BEGIN SUPPLIED DATA
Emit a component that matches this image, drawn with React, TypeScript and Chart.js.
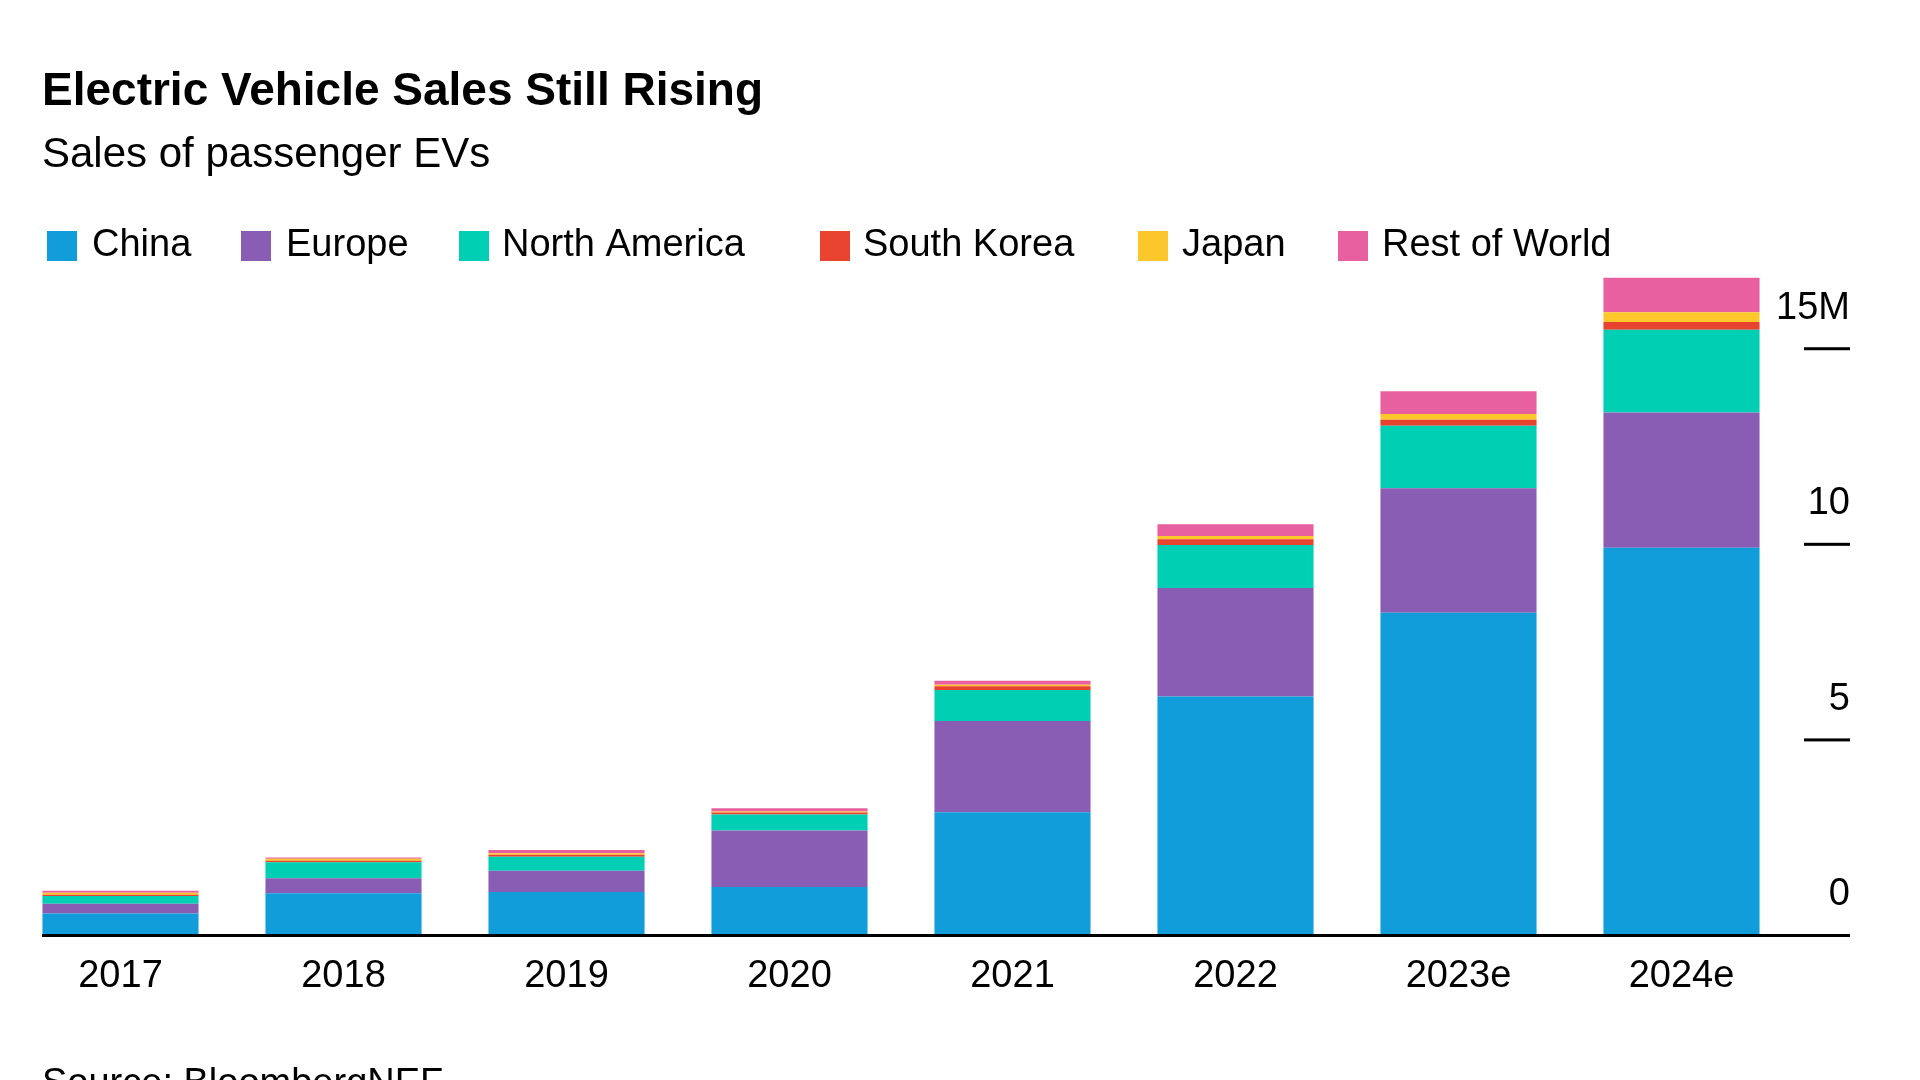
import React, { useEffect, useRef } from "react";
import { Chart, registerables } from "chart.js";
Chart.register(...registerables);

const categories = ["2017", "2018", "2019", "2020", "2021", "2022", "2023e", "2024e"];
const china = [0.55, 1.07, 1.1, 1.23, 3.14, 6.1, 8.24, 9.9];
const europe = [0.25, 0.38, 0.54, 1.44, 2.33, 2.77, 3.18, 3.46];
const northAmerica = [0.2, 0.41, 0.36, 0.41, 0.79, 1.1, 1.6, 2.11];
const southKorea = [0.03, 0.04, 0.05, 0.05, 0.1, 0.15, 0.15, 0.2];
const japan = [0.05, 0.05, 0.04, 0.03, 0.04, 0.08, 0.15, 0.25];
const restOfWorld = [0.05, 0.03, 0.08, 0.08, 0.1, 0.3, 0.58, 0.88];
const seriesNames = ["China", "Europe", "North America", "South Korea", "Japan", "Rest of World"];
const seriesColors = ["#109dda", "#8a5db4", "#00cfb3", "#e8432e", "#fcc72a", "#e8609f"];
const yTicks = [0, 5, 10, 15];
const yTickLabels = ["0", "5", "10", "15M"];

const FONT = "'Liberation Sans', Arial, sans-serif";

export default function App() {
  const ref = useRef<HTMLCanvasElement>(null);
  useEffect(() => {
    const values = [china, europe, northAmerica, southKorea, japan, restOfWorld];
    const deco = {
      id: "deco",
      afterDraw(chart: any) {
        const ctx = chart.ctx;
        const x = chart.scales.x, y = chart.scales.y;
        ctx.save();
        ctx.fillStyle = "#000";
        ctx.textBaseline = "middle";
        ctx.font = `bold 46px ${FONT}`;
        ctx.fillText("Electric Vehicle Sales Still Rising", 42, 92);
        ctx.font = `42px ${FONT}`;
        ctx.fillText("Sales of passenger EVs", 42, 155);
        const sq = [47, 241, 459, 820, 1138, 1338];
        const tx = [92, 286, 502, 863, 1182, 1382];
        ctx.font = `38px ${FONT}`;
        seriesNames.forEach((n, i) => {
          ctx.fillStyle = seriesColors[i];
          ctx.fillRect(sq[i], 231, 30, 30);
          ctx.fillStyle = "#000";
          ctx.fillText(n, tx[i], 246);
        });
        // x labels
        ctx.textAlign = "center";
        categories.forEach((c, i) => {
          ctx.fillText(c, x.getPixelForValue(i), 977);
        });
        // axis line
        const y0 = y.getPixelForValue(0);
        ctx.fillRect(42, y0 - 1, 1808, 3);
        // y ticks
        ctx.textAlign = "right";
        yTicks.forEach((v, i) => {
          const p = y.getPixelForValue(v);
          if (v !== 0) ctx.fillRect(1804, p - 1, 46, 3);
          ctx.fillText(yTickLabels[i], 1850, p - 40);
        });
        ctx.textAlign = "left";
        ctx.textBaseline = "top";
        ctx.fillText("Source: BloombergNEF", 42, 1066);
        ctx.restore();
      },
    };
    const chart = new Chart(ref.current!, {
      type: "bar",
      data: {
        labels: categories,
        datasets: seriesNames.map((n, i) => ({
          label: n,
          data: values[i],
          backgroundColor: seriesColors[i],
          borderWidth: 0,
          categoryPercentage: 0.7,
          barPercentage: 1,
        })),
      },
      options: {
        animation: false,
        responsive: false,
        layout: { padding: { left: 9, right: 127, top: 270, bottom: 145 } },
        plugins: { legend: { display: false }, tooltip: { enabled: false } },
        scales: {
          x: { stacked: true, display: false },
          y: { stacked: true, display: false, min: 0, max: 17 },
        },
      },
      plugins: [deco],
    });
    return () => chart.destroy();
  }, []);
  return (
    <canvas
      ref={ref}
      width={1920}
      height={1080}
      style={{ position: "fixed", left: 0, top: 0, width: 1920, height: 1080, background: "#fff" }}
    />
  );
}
END SUPPLIED DATA
**OBJECTIVE**
Write out each line again precisely as it appears, skipping every picture.

**RESULT OF THIS EXERCISE**
Emit a component that matches this image, drawn with React, TypeScript and Chart.js.
import React, { useEffect, useRef } from "react";
import { Chart, registerables } from "chart.js";
Chart.register(...registerables);

const categories = ["2017", "2018", "2019", "2020", "2021", "2022", "2023e", "2024e"];
const china = [0.55, 1.07, 1.1, 1.23, 3.14, 6.1, 8.24, 9.9];
const europe = [0.25, 0.38, 0.54, 1.44, 2.33, 2.77, 3.18, 3.46];
const northAmerica = [0.2, 0.41, 0.36, 0.41, 0.79, 1.1, 1.6, 2.11];
const southKorea = [0.03, 0.04, 0.05, 0.05, 0.1, 0.15, 0.15, 0.2];
const japan = [0.05, 0.05, 0.04, 0.03, 0.04, 0.08, 0.15, 0.25];
const restOfWorld = [0.05, 0.03, 0.08, 0.08, 0.1, 0.3, 0.58, 0.88];
const seriesNames = ["China", "Europe", "North America", "South Korea", "Japan", "Rest of World"];
const seriesColors = ["#109dda", "#8a5db4", "#00cfb3", "#e8432e", "#fcc72a", "#e8609f"];
const yTicks = [0, 5, 10, 15];
const yTickLabels = ["0", "5", "10", "15M"];

const FONT = "'Liberation Sans', Arial, sans-serif";

export default function App() {
  const ref = useRef<HTMLCanvasElement>(null);
  useEffect(() => {
    const values = [china, europe, northAmerica, southKorea, japan, restOfWorld];
    const deco = {
      id: "deco",
      afterDraw(chart: any) {
        const ctx = chart.ctx;
        const x = chart.scales.x, y = chart.scales.y;
        ctx.save();
        ctx.fillStyle = "#000";
        ctx.textBaseline = "middle";
        ctx.font = `bold 46px ${FONT}`;
        ctx.fillText("Electric Vehicle Sales Still Rising", 42, 92);
        ctx.font = `42px ${FONT}`;
        ctx.fillText("Sales of passenger EVs", 42, 155);
        const sq = [47, 241, 459, 820, 1138, 1338];
        const tx = [92, 286, 502, 863, 1182, 1382];
        ctx.font = `38px ${FONT}`;
        seriesNames.forEach((n, i) => {
          ctx.fillStyle = seriesColors[i];
          ctx.fillRect(sq[i], 231, 30, 30);
          ctx.fillStyle = "#000";
          ctx.fillText(n, tx[i], 246);
        });
        // x labels
        ctx.textAlign = "center";
        categories.forEach((c, i) => {
          ctx.fillText(c, x.getPixelForValue(i), 977);
        });
        // axis line
        const y0 = y.getPixelForValue(0);
        ctx.fillRect(42, y0 - 1, 1808, 3);
        // y ticks
        ctx.textAlign = "right";
        yTicks.forEach((v, i) => {
          const p = y.getPixelForValue(v);
          if (v !== 0) ctx.fillRect(1804, p - 1, 46, 3);
          ctx.fillText(yTickLabels[i], 1850, p - 40);
        });
        ctx.textAlign = "left";
        ctx.textBaseline = "top";
        ctx.fillText("Source: BloombergNEF", 42, 1066);
        ctx.restore();
      },
    };
    const chart = new Chart(ref.current!, {
      type: "bar",
      data: {
        labels: categories,
        datasets: seriesNames.map((n, i) => ({
          label: n,
          data: values[i],
          backgroundColor: seriesColors[i],
          borderWidth: 0,
          categoryPercentage: 0.7,
          barPercentage: 1,
        })),
      },
      options: {
        animation: false,
        responsive: false,
        layout: { padding: { left: 9, right: 127, top: 270, bottom: 145 } },
        plugins: { legend: { display: false }, tooltip: { enabled: false } },
        scales: {
          x: { stacked: true, display: false },
          y: { stacked: true, display: false, min: 0, max: 17 },
        },
      },
      plugins: [deco],
    });
    return () => chart.destroy();
  }, []);
  return (
    <canvas
      ref={ref}
      width={1920}
      height={1080}
      style={{ position: "fixed", left: 0, top: 0, width: 1920, height: 1080, background: "#fff" }}
    />
  );
}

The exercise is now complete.